Work to complete:
From the listing, collect all lines containing the word "this".

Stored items

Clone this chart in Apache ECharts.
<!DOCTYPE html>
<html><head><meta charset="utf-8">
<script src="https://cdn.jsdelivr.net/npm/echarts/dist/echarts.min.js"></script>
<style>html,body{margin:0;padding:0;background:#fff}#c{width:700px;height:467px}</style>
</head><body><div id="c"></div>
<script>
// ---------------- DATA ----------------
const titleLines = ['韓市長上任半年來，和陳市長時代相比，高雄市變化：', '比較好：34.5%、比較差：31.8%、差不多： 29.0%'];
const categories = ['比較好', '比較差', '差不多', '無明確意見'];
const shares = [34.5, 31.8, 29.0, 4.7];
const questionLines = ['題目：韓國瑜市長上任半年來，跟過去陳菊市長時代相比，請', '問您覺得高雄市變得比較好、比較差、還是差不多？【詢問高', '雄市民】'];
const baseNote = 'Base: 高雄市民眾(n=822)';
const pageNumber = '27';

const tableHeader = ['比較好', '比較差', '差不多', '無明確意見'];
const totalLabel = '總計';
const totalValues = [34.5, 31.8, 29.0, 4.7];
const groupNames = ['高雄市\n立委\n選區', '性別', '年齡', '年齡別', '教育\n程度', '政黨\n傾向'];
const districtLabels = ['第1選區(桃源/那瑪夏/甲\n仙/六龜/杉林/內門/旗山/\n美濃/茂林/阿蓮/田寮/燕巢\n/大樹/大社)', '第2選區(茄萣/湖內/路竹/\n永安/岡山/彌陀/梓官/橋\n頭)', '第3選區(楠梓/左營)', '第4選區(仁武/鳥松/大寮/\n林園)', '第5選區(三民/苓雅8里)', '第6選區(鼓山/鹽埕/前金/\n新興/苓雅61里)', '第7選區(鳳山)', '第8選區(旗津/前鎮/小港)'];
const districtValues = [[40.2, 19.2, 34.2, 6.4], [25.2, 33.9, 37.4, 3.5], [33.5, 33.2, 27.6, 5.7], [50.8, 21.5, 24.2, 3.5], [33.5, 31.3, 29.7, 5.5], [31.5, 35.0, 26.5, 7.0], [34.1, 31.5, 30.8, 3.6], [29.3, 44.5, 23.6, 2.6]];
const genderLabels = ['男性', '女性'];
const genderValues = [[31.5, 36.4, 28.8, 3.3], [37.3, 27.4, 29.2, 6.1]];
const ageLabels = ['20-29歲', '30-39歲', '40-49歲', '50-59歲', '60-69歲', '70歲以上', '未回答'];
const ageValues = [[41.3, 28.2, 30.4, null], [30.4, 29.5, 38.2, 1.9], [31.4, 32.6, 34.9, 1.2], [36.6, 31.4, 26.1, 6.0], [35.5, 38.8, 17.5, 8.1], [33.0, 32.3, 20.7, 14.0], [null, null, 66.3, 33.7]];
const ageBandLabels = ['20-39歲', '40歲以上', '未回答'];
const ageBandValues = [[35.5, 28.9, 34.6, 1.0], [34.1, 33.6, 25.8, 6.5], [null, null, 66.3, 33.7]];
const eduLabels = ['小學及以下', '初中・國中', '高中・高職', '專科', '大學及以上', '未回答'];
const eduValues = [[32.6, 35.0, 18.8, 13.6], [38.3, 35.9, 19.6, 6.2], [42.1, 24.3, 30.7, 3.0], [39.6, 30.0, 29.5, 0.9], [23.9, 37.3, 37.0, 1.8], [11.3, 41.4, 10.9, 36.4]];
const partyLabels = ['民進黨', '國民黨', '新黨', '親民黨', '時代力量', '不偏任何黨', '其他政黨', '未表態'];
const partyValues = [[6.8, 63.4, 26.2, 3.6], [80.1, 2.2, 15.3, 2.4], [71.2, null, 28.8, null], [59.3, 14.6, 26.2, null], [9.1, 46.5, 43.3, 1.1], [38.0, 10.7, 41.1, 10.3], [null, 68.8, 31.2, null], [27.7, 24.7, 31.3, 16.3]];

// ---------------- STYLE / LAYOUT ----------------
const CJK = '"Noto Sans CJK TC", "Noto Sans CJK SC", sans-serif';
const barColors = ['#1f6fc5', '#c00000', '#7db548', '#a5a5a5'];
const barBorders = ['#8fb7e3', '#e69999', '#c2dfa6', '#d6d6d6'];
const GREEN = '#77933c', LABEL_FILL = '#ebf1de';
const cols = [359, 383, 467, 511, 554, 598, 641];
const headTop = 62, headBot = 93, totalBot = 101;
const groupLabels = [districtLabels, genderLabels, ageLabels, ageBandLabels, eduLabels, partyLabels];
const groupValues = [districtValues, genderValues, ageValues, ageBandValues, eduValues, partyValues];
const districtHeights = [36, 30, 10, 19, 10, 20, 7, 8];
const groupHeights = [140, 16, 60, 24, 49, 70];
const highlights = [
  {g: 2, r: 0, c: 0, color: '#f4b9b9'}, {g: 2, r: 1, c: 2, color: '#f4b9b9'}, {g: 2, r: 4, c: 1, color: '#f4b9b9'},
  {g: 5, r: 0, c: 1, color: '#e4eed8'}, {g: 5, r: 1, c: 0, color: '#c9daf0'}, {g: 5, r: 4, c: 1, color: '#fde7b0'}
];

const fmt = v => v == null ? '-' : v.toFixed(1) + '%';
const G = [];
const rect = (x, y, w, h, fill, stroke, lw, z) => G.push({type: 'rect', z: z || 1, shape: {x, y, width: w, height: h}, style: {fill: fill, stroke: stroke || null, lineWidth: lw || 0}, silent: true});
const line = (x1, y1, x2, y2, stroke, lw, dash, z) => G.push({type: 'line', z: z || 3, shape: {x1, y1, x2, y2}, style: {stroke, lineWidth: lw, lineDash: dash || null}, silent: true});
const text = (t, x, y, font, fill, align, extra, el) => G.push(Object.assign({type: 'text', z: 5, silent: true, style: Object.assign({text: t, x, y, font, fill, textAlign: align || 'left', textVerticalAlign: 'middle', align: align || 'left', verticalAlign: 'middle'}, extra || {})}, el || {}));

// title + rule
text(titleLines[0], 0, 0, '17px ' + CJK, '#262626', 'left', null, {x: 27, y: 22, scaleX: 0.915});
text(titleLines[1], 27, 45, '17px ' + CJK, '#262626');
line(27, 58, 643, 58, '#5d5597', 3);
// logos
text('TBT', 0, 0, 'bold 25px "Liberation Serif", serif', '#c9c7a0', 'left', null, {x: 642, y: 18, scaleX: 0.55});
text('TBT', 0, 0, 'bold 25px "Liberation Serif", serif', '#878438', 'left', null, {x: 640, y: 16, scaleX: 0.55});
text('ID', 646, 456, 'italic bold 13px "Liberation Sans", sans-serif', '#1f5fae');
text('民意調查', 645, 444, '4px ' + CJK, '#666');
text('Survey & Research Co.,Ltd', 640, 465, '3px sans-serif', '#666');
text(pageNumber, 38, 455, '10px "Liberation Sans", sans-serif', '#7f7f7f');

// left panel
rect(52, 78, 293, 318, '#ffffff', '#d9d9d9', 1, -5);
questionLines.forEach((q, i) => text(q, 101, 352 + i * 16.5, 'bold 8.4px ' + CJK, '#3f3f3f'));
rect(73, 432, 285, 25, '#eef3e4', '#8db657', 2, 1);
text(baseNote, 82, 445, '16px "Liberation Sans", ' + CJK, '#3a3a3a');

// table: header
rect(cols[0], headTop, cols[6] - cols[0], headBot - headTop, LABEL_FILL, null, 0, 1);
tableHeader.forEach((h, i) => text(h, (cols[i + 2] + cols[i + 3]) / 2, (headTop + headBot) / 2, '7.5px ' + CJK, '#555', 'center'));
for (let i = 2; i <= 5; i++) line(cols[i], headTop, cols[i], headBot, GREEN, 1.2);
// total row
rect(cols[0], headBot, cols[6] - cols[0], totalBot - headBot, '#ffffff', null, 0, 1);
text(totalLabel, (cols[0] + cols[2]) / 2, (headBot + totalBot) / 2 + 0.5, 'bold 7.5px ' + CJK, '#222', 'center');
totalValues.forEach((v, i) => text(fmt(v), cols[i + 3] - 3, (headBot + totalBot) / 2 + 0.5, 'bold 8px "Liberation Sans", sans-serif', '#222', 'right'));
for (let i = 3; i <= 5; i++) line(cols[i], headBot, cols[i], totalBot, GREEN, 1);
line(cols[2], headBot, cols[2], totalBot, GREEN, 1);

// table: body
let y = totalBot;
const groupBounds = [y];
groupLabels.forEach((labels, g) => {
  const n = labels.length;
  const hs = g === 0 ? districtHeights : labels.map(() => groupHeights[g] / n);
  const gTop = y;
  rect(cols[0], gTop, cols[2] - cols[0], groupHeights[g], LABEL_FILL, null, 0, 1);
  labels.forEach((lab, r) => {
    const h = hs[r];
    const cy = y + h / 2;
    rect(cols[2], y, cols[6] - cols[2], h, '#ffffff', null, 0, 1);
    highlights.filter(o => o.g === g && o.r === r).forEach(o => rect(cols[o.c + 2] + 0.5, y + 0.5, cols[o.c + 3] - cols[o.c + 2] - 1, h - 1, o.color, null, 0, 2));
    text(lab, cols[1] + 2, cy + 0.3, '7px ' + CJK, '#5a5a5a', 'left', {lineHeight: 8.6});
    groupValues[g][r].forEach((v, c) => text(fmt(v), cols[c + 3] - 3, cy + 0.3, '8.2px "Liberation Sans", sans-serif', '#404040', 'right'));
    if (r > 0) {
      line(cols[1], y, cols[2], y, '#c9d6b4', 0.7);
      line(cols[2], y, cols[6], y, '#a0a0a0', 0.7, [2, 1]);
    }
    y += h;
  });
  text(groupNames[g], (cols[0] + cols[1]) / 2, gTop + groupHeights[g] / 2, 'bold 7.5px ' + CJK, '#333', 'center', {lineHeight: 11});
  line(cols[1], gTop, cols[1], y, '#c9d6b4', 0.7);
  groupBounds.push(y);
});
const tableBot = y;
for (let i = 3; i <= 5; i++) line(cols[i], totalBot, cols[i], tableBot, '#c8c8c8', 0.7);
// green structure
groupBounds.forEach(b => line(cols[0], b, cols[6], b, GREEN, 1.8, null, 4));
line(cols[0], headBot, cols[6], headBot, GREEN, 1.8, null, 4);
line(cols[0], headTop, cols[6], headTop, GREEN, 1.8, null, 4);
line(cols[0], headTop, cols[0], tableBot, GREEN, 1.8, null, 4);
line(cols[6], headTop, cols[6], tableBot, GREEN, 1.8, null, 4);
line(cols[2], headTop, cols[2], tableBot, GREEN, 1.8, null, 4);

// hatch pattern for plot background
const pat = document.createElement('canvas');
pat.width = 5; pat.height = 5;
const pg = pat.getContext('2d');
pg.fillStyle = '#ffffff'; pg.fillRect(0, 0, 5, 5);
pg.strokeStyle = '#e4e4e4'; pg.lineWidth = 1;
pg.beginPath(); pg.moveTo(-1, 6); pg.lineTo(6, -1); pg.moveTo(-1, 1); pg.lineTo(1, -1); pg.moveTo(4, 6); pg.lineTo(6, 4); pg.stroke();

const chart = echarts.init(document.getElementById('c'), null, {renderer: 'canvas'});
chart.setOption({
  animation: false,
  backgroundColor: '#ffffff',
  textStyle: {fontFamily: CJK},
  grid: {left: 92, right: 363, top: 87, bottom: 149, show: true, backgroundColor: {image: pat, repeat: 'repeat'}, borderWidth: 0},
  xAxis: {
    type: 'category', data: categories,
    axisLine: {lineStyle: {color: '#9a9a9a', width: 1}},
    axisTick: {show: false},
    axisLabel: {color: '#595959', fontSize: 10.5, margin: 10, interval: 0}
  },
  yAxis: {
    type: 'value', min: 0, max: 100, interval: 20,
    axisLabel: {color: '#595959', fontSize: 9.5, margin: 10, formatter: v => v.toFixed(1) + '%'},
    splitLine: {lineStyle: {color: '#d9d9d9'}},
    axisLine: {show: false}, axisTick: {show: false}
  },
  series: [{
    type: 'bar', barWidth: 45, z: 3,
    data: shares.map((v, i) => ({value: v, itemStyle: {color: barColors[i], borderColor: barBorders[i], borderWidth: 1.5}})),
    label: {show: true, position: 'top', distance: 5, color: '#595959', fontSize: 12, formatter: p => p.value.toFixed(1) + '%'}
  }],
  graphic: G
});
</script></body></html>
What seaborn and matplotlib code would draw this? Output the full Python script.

Solution to the problem:
Clone this chart in Apache ECharts.
What seaborn and matplotlib code would draw this? Output the full Python script.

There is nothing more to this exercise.